◆ AIM OF THE EXERCISE ◆
Both boundary lines count: repeat, exactly and alone, the lines from the one containing "Output the Python" to the one containing "m in month_names][:78]", with pictures left out.

-- Begin MATERIAL PROVIDED --

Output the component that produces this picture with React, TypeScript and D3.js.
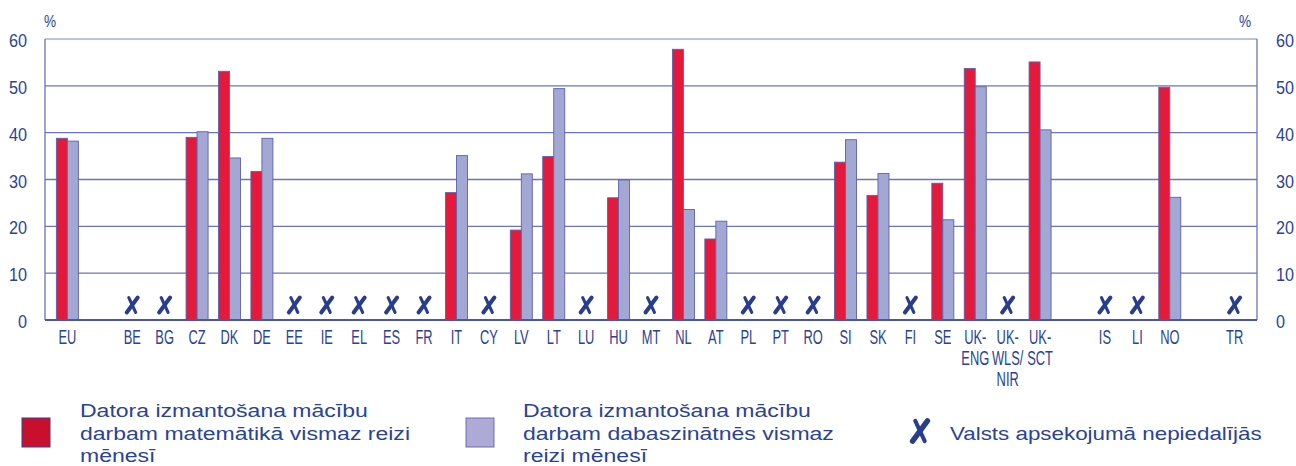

-- End MATERIAL PROVIDED --
-- Begin MATERIAL PROVIDED --

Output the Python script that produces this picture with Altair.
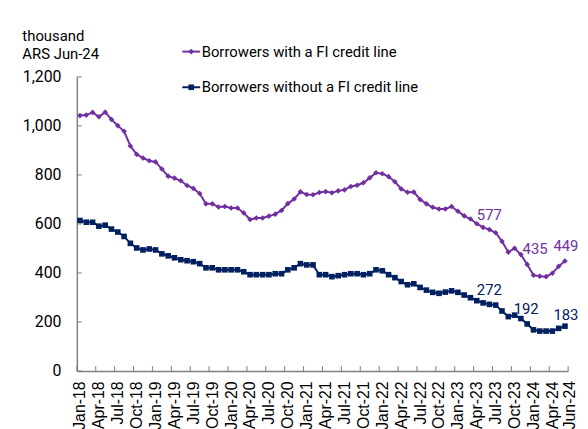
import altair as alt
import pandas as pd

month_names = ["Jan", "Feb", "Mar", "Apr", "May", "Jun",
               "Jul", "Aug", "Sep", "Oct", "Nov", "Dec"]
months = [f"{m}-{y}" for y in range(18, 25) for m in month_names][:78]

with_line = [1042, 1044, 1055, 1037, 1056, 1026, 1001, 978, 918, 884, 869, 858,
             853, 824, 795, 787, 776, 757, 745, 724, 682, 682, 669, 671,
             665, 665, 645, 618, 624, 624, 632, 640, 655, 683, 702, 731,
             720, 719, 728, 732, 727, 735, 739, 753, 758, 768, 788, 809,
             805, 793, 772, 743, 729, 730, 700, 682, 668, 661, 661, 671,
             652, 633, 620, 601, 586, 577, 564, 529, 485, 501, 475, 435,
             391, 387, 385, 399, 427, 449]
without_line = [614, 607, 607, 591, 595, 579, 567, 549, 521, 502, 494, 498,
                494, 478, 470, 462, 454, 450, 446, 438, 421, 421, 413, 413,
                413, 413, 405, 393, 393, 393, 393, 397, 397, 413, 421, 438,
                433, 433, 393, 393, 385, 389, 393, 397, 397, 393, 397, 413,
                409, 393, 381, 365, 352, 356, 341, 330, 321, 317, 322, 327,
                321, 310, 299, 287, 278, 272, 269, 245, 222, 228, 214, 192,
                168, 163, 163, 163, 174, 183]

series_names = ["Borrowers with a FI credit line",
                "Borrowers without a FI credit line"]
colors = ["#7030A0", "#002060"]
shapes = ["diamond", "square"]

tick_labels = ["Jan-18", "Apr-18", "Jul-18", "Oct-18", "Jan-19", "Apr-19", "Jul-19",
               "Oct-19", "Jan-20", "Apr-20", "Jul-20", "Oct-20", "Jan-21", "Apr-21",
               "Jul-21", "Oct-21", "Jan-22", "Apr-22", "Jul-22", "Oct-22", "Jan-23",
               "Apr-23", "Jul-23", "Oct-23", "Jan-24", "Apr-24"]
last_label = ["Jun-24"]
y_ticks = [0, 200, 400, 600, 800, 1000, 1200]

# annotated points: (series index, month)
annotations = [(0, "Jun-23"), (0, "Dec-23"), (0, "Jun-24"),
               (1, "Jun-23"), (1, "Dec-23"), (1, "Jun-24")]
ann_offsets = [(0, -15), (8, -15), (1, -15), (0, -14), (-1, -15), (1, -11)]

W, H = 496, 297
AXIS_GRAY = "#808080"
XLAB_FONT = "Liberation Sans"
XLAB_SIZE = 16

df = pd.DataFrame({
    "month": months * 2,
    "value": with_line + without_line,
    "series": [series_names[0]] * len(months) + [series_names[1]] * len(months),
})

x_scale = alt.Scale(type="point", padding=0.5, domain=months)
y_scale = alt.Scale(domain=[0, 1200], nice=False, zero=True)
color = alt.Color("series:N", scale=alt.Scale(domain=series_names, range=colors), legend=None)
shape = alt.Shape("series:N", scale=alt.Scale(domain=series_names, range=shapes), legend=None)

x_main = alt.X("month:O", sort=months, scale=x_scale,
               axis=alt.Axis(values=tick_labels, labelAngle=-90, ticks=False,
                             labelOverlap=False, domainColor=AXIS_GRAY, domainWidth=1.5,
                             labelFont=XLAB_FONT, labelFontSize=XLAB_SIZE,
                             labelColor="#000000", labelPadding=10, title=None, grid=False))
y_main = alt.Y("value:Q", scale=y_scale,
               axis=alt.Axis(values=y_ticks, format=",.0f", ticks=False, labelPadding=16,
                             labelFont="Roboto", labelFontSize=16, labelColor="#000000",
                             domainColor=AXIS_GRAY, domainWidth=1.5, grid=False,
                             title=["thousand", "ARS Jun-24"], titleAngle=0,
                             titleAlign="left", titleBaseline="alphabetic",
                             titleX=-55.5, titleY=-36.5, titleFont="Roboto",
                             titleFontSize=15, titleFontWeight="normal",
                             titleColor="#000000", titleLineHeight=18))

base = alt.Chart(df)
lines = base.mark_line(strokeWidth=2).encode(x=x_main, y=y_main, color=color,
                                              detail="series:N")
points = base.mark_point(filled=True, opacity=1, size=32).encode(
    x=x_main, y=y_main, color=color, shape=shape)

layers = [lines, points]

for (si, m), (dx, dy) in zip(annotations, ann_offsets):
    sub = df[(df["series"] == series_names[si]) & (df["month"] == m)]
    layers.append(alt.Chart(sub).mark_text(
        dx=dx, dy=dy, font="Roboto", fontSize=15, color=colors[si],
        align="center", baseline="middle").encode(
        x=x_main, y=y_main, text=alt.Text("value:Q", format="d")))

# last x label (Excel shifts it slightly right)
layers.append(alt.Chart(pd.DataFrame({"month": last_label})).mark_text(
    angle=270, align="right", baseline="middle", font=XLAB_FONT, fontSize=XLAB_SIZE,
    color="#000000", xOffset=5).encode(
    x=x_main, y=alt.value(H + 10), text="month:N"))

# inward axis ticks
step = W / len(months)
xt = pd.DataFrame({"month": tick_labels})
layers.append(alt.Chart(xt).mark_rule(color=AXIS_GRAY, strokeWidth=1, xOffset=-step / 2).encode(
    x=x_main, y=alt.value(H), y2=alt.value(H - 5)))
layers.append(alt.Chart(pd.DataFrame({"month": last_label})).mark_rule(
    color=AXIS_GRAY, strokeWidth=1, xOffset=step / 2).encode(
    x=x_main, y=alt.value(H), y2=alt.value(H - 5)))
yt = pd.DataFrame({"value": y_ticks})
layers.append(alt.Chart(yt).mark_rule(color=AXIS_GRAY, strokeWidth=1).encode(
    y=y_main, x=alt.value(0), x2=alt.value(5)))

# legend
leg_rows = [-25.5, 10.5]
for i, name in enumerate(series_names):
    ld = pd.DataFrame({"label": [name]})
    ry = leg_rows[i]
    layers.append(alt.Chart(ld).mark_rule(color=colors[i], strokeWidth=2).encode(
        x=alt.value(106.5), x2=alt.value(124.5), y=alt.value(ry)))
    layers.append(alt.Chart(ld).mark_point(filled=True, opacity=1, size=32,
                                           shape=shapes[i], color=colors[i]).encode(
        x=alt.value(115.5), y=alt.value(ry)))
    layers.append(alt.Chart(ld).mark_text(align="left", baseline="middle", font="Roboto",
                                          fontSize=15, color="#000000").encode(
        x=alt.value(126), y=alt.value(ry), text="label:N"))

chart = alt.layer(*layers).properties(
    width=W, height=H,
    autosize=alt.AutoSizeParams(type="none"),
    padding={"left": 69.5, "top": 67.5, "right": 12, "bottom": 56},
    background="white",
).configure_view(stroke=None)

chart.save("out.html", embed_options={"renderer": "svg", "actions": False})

-- End MATERIAL PROVIDED --

◆ RESPONSE TO THE EXERCISE ◆
Output the Python script that produces this picture with Altair.
import altair as alt
import pandas as pd

month_names = ["Jan", "Feb", "Mar", "Apr", "May", "Jun",
               "Jul", "Aug", "Sep", "Oct", "Nov", "Dec"]
months = [f"{m}-{y}" for y in range(18, 25) for m in month_names][:78]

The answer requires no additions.